Leave the pictures out and quote every line from the start of the listing to the line with "ha='left', va='center_baseline', fontsize=15.5, color='black')", inclusive.

-- Start Given material --

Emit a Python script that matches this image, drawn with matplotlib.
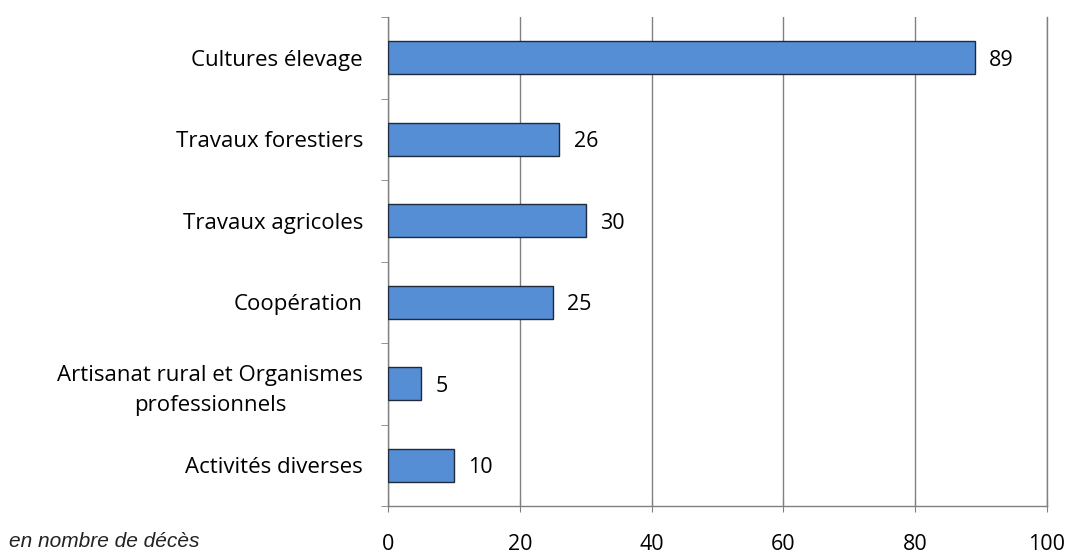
import matplotlib.pyplot as plt
import numpy as np

categories = ["Cultures élevage", "Travaux forestiers", "Travaux agricoles",
              "Coopération", "Artisanat rural et Organismes\nprofessionnels",
              "Activités diverses"]
deces = [89, 26, 30, 25, 5, 10]
xticks = [0, 20, 40, 60, 80, 100]

plt.rcParams['font.family'] = ['Open Sans', 'DejaVu Sans']

fig = plt.figure(figsize=(10.7, 5.54), dpi=100)
ax = fig.add_axes([0.3626, 0.0866, 0.6159, 0.8827])

pos = np.arange(len(categories))[::-1]
bars = ax.barh(pos, deces, height=0.4, color='#558ed5', edgecolor='#1f2a3a',
               linewidth=1.0, zorder=3)

for bar, v in zip(bars, deces):
    ax.text(bar.get_width() + 2.2, bar.get_y() + bar.get_height() / 2, str(v),
            ha='left', va='center_baseline', fontsize=15.5, color='black')

ax.set_xlim(0, 100)
ax.set_ylim(-0.5, len(categories) - 0.5)
ax.set_xticks(xticks)
ax.set_xticklabels([str(t) for t in xticks], fontsize=15.5)
ax.set_yticks(pos)
ax.set_yticklabels(categories, fontsize=16, ha='right', multialignment='center',
                   linespacing=1.55)
ax.tick_params(axis='y', length=0, pad=18)
ax.set_yticks(np.arange(-0.5, len(categories), 1.0), minor=True)
ax.tick_params(axis='y', which='minor', length=5, color='#808080', direction='out')
ax.tick_params(axis='x', length=8, color='#808080', direction='inout', pad=16)

ax.grid(axis='x', color='#808080', linewidth=1.0, zorder=0)
ax.spines['top'].set_visible(False)
for s in ['left', 'bottom', 'right']:
    ax.spines[s].set_color('#808080')
    ax.spines[s].set_linewidth(1.0)

fig.text(0.008, 0.012, "en nombre de décès", fontsize=15, style='italic',
         family='Liberation Sans', color='#222222', va='baseline')

fig.savefig('out.png', dpi=100)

-- End Given material --

• [Written answer]:
Emit a Python script that matches this image, drawn with matplotlib.
import matplotlib.pyplot as plt
import numpy as np

categories = ["Cultures élevage", "Travaux forestiers", "Travaux agricoles",
              "Coopération", "Artisanat rural et Organismes\nprofessionnels",
              "Activités diverses"]
deces = [89, 26, 30, 25, 5, 10]
xticks = [0, 20, 40, 60, 80, 100]

plt.rcParams['font.family'] = ['Open Sans', 'DejaVu Sans']

fig = plt.figure(figsize=(10.7, 5.54), dpi=100)
ax = fig.add_axes([0.3626, 0.0866, 0.6159, 0.8827])

pos = np.arange(len(categories))[::-1]
bars = ax.barh(pos, deces, height=0.4, color='#558ed5', edgecolor='#1f2a3a',
               linewidth=1.0, zorder=3)

for bar, v in zip(bars, deces):
    ax.text(bar.get_width() + 2.2, bar.get_y() + bar.get_height() / 2, str(v),
            ha='left', va='center_baseline', fontsize=15.5, color='black')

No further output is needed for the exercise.